=== Data excerpts ===
◆ ◆ ◆ ◆
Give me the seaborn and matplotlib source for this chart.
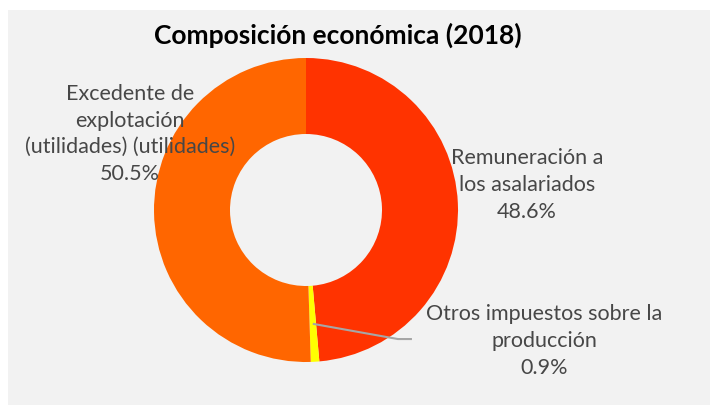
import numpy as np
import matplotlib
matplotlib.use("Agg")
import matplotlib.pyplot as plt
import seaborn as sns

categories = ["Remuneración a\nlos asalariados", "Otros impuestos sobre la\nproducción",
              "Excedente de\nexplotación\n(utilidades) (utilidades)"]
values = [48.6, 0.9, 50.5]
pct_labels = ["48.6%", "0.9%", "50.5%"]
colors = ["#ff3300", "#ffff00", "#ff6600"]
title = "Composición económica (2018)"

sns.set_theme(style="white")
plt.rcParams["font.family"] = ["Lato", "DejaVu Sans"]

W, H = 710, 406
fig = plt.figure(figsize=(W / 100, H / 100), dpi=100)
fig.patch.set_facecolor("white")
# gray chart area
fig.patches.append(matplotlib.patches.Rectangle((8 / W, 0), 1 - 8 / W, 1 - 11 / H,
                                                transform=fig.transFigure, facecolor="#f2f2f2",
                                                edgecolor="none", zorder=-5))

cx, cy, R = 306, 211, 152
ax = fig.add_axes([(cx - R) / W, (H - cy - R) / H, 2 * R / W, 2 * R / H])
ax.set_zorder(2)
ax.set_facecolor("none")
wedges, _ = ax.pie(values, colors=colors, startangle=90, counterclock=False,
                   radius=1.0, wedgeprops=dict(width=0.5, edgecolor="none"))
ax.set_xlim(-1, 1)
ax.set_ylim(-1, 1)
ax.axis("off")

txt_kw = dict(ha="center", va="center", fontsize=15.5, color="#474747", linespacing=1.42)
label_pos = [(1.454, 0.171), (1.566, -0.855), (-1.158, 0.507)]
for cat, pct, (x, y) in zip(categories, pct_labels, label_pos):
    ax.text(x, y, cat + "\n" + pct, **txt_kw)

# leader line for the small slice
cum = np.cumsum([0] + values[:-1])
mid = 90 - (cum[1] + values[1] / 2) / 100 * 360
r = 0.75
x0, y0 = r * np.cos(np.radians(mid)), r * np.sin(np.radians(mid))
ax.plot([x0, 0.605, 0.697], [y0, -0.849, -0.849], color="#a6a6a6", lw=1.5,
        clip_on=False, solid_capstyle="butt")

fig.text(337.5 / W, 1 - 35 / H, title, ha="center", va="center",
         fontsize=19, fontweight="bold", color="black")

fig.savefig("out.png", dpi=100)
◆ ◆ ◆ ◆
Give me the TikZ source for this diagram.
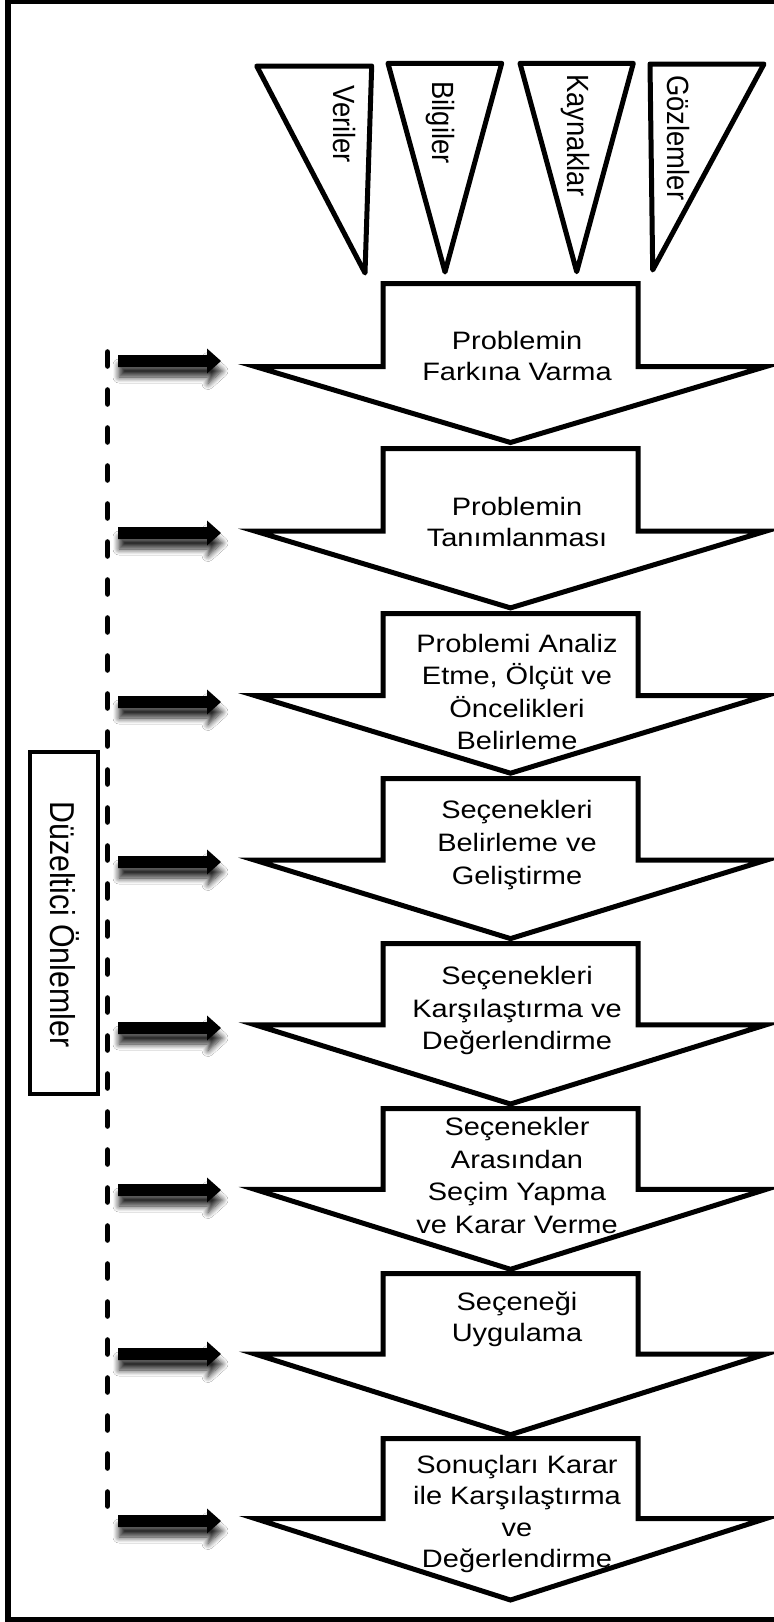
◆ ◆ ◆ ◆
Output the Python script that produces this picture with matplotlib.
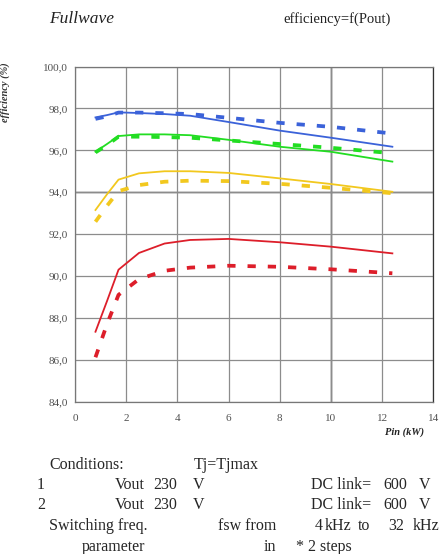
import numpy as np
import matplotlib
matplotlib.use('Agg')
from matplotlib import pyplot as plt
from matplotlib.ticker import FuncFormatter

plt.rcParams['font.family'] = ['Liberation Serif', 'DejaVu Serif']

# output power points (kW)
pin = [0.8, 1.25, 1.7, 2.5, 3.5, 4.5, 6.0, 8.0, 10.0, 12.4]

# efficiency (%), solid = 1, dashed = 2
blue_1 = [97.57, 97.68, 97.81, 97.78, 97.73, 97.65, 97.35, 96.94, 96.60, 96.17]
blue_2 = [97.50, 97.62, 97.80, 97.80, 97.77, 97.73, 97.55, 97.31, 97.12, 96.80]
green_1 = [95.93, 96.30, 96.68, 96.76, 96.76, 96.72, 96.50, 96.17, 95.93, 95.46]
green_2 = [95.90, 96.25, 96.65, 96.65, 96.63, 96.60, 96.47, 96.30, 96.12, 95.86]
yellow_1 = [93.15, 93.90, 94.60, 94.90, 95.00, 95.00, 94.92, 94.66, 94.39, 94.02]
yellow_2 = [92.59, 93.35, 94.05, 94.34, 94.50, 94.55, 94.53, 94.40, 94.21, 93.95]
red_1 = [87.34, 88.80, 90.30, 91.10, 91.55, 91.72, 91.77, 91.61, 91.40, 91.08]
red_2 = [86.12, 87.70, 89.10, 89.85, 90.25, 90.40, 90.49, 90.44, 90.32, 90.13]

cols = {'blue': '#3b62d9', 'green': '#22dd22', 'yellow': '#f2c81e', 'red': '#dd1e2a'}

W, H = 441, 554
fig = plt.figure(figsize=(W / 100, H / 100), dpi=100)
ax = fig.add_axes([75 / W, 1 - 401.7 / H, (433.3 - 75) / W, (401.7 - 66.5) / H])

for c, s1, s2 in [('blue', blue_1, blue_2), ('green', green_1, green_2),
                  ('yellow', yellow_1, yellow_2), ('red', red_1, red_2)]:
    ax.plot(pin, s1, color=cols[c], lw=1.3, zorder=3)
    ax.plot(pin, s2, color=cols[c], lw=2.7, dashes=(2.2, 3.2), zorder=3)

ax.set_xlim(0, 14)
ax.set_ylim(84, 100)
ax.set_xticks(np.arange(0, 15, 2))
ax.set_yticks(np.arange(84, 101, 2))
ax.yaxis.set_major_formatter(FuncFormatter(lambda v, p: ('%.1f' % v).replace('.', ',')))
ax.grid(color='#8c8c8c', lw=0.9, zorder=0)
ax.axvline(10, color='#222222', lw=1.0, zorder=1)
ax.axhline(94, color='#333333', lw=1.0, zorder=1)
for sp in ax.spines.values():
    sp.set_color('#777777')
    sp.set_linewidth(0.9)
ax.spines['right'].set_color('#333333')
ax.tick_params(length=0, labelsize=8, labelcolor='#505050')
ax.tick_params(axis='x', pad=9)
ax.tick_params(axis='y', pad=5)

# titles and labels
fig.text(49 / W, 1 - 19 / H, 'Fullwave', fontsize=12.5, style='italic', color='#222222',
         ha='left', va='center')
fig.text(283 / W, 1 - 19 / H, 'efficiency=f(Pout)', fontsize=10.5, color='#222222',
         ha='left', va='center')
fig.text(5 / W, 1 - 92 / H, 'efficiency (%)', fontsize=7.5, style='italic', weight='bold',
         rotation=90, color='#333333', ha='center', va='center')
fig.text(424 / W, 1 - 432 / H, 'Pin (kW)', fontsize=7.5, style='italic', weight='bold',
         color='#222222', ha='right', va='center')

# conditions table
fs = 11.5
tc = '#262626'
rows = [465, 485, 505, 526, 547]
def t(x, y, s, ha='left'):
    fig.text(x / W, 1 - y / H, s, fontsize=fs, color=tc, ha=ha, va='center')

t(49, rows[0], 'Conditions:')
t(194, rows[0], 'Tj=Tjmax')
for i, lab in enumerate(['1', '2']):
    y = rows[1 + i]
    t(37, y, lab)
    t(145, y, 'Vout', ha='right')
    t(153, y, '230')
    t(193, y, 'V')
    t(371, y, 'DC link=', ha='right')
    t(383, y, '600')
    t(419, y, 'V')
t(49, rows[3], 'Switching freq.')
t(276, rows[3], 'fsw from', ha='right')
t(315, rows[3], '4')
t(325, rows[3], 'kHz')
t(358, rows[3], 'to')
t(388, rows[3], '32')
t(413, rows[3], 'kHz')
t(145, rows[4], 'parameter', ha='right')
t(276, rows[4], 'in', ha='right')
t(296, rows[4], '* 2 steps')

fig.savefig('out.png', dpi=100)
◆ ◆ ◆ ◆
=== What is expected ===
Out of the records above, set down only the lines from the one that contains "Output the Python" through the one that contains "plt.rcParams['font.family'] = ['Liberation", unchanged and without the pictures.

=== Expected output ===
Output the Python script that produces this picture with matplotlib.
import numpy as np
import matplotlib
matplotlib.use('Agg')
from matplotlib import pyplot as plt
from matplotlib.ticker import FuncFormatter

plt.rcParams['font.family'] = ['Liberation Serif', 'DejaVu Serif']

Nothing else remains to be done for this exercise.